- [Do this]: Leave out the pictures and retype only the lines from the opening line to the line that holds "from matplotlib.collections import", both ends included.

======

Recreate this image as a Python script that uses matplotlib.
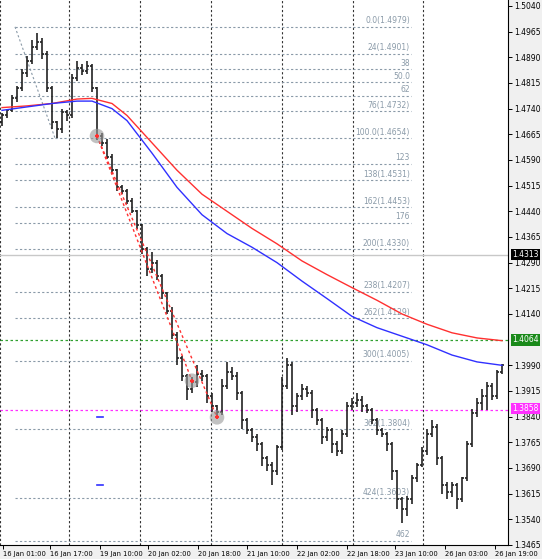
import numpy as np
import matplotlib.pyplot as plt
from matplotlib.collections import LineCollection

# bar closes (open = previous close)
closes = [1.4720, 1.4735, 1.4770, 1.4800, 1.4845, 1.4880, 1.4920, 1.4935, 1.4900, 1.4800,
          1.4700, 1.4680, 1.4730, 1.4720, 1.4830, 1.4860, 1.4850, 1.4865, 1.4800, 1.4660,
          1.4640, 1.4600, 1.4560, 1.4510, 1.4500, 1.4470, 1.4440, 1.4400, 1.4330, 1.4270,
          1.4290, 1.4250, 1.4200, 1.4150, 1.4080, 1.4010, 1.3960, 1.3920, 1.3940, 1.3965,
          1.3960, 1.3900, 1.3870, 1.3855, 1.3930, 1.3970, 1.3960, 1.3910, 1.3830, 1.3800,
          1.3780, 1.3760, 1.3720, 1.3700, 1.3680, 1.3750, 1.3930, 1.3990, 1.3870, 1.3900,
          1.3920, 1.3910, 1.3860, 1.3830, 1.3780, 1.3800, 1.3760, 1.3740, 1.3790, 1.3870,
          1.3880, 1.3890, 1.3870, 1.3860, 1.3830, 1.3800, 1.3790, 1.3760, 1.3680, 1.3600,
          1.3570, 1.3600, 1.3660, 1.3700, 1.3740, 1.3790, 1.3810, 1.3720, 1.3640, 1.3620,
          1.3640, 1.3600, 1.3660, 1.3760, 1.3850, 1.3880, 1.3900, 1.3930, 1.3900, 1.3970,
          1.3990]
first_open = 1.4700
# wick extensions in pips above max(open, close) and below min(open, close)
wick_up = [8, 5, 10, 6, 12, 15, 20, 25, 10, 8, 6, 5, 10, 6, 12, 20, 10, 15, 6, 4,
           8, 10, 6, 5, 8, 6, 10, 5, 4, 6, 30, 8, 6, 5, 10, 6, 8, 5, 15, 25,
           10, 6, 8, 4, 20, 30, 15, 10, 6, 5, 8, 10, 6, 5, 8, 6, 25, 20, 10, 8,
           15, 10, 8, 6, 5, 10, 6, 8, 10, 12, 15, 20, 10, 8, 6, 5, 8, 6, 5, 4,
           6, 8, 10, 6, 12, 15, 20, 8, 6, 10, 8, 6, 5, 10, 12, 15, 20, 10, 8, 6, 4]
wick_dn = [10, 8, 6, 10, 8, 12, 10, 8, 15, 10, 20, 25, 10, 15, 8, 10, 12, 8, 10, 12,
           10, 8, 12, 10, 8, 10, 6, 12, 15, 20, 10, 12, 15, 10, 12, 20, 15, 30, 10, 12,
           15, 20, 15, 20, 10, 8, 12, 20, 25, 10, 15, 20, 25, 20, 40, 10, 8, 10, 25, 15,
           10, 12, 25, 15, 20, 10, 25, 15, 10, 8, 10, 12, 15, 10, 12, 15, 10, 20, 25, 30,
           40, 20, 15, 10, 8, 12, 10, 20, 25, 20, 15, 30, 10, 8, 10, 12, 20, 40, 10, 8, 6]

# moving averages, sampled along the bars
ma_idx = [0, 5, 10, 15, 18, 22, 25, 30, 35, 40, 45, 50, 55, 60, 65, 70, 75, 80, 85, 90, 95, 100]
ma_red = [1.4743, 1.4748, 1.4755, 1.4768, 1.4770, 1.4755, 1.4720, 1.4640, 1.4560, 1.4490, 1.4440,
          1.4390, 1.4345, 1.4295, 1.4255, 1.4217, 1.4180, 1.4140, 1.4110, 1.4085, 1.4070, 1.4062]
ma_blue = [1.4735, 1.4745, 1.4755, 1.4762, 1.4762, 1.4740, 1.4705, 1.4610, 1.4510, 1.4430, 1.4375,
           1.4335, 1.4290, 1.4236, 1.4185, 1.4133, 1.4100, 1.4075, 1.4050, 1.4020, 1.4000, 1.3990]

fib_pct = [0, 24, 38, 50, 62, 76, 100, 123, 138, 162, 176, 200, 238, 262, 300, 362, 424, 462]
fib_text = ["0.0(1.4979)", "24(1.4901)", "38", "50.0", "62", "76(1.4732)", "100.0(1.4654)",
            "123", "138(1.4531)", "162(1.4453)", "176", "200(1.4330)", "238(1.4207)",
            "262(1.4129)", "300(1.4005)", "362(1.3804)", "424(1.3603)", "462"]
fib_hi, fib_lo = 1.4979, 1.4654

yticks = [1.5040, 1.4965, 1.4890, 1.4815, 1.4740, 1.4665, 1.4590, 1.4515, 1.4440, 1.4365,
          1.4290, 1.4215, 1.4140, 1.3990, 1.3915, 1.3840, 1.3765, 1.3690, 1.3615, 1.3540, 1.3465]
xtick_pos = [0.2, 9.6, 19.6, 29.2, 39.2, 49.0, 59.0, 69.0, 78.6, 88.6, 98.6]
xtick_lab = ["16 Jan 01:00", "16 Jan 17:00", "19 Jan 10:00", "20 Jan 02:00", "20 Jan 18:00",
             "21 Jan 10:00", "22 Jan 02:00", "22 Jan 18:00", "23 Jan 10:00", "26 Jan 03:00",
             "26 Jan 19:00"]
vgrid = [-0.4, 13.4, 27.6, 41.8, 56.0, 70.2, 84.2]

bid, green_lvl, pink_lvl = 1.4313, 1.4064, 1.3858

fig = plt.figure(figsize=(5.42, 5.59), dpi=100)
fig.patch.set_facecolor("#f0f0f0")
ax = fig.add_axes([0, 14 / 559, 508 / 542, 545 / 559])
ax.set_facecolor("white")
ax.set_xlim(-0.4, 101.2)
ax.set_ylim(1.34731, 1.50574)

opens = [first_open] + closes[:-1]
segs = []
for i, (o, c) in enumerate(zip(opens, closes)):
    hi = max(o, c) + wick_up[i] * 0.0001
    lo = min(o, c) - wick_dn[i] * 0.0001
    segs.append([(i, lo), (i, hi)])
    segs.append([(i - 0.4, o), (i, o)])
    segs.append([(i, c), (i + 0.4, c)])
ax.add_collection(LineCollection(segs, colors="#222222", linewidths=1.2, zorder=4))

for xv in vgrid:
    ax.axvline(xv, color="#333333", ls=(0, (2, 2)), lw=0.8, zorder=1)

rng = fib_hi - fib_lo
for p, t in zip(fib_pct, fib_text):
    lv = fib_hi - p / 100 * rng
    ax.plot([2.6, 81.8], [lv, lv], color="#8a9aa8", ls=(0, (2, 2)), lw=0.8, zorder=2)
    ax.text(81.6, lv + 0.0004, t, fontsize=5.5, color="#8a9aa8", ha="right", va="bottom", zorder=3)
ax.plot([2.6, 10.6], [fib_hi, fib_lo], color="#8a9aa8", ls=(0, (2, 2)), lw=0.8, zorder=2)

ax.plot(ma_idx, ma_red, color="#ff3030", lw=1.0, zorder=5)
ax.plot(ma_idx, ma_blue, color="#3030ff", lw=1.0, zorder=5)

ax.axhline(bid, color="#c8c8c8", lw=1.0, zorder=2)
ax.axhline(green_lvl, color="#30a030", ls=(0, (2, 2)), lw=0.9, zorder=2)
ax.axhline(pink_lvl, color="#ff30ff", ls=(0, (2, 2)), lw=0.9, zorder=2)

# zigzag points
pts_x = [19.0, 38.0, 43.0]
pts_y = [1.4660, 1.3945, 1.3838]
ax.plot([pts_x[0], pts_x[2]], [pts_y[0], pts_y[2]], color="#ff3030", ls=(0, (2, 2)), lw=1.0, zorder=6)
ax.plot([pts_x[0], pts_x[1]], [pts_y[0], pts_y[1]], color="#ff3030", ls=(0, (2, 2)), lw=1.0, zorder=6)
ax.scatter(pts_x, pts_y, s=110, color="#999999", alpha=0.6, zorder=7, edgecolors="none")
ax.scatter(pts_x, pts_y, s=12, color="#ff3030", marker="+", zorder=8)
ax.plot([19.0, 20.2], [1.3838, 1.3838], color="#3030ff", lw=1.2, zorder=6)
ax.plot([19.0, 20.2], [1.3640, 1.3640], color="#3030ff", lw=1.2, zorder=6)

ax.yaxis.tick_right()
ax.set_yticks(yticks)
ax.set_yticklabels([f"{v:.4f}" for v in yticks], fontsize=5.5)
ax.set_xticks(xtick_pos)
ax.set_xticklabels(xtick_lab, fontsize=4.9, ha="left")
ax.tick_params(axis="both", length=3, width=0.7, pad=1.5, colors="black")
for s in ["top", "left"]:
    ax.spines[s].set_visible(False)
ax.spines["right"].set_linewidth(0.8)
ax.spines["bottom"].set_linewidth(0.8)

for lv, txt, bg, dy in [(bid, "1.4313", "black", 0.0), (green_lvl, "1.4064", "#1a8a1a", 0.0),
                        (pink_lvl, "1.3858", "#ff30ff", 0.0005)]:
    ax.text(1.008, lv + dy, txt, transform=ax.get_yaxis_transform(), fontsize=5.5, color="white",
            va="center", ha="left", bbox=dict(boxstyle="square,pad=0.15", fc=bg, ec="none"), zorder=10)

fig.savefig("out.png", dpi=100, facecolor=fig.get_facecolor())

======

- [Finished task]:
Recreate this image as a Python script that uses matplotlib.
import numpy as np
import matplotlib.pyplot as plt
from matplotlib.collections import LineCollection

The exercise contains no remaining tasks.